The first film in the series had Harry declare that the law is crazy.  The second film tested the protagonist when he uncovers that people supposedly on his own team were carrying out vigilante murders against the worst mobsters and pimps in the city, as a means to clean up the streets.  Now, another and more personal vigilante appears.  What makes Harry right and these others wrong?  I don’t think any of the five films in the series ever give a clear-cut answer.  That’s okay.  I’d be frightened if there were a direct response, because it remains a complex issue.  When the courts fail us, what is there left to do?

Do not mistake me.  I am not calling for violence.  I’m just questioning a system that is sometimes broken.    
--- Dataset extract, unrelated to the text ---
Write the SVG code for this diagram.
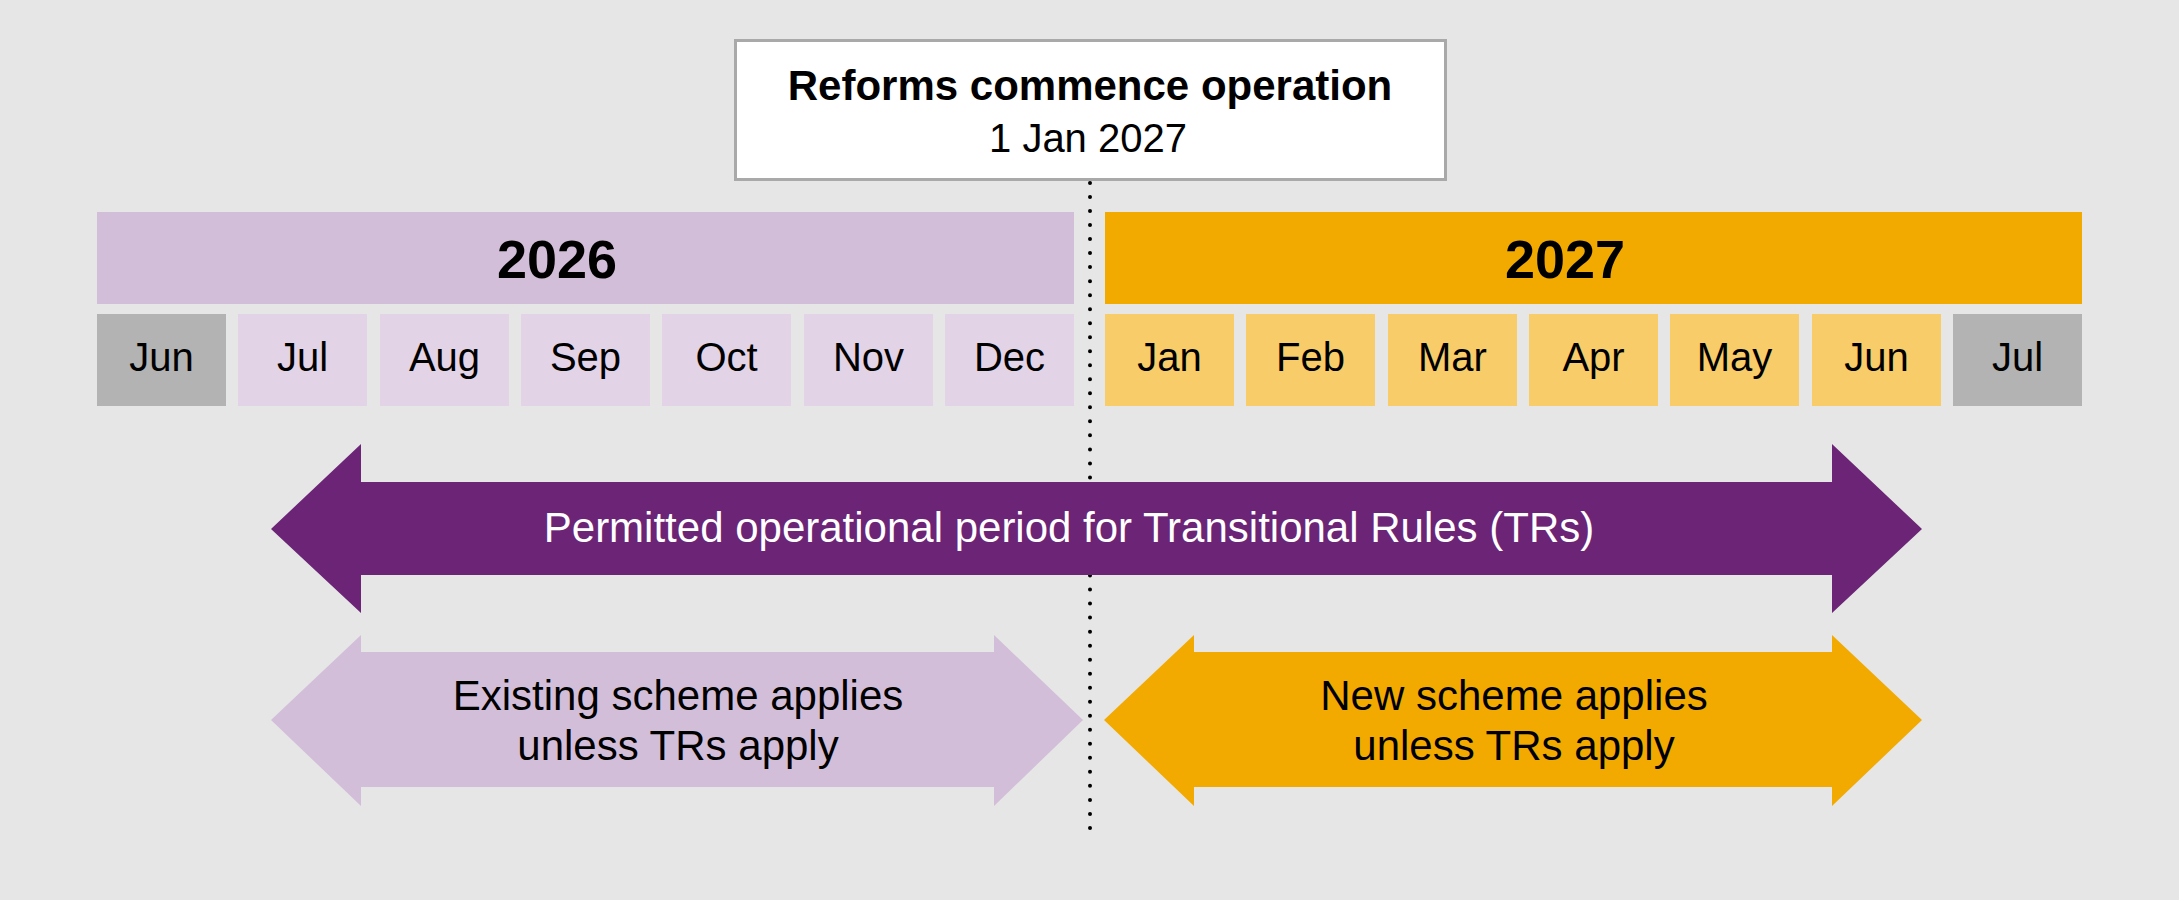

Recently, a local trial wrapped up where a retired police officer shot a man in a movie theatre who became argumentative and belligerent when he wouldn’t turn off his cell phone.  Popcorn was thrown, a gun was drawn and a man was instantly killed.  The retired police officer was found not guilty by a jury of his peers.  The court of public opinion by and large have been outraged with this verdict.  The grieving widow felt as if justice was not served.  Followers of the story didn’t either.  Another story focused on a beloved teacher who was hit by a car in a school parking lot.  I actually got into a public Facebook debate with someone who said the driver should be punished to the full extent of the law.  I questioned if the driver is truly guilty of murder or manslaughter.  It could have just been an accident.  We are humans to a fault.  How do we know the teacher didn’t just step in front of the car without looking?  The opposing view insisted the driver had to be speeding.  Maybe.  Yet, at the time neither of us knew that.  A car going at 5 mph can just as easily crush a human to death as a car going at 30 mph.  I insisted to the person I was sparring with that she was riding a slippery slope of presumption without all of the facts disclosed.  A police report has yet to be publicly disclosed.  Circumstances always come into play.

I know I’m digressing.  With a Dirty Harry picture like Sudden Impact, it’s laid all out for you.  Harry will request that four robbers put down their guns before introducing his friends Smith & Wesson.  He’ll also consider the circumstances after a woman’s life has been permanently scarred with no one to side with her.  A police officer should not be judge and jury.  Yet, it’s reassuring those films like Sudden Impact or Dirty Harry will allow a comeuppance for the wrongdoers in the world. During the closing minutes of the film, Sondra Locke delivers a monologue that at least is worth consideration even if it’s not agreeable.  I don’t believe our society should turn into a wild west circus where you can get gunned down in a movie theater over thrown popcorn.  I do believe however, that evidence must be taken more seriously in many circumstances.  Suspicion must be valued more often. 

Sudden Impact might have a right-wing attraction to it.  It glorifies gun violence, for the sake of action entertainment.  Harry doesn’t just have a .44 Magnum.  Now, he also has a .44 Magnum Auto Mag!!!!  (Whatever that is!)  Ironically, this picture is primarily told from a woman’s point of view where she wants to be believed and she wants justice, much like many of the messages of the Me-Too movement that gained major traction in 2019.  It’s insisted that when a victim says they have been raped or assaulted, no matter how far back the incident occurred, it should be believed.  The argument is where’s the proof?  Like Harry Callahan though, proof is not always the end all be all.  Instinct and common sense sometimes have to prevail.  Again, it’s a slippery slope, but it’s also always worth questioning.  Harry Callahan is always worth questioning.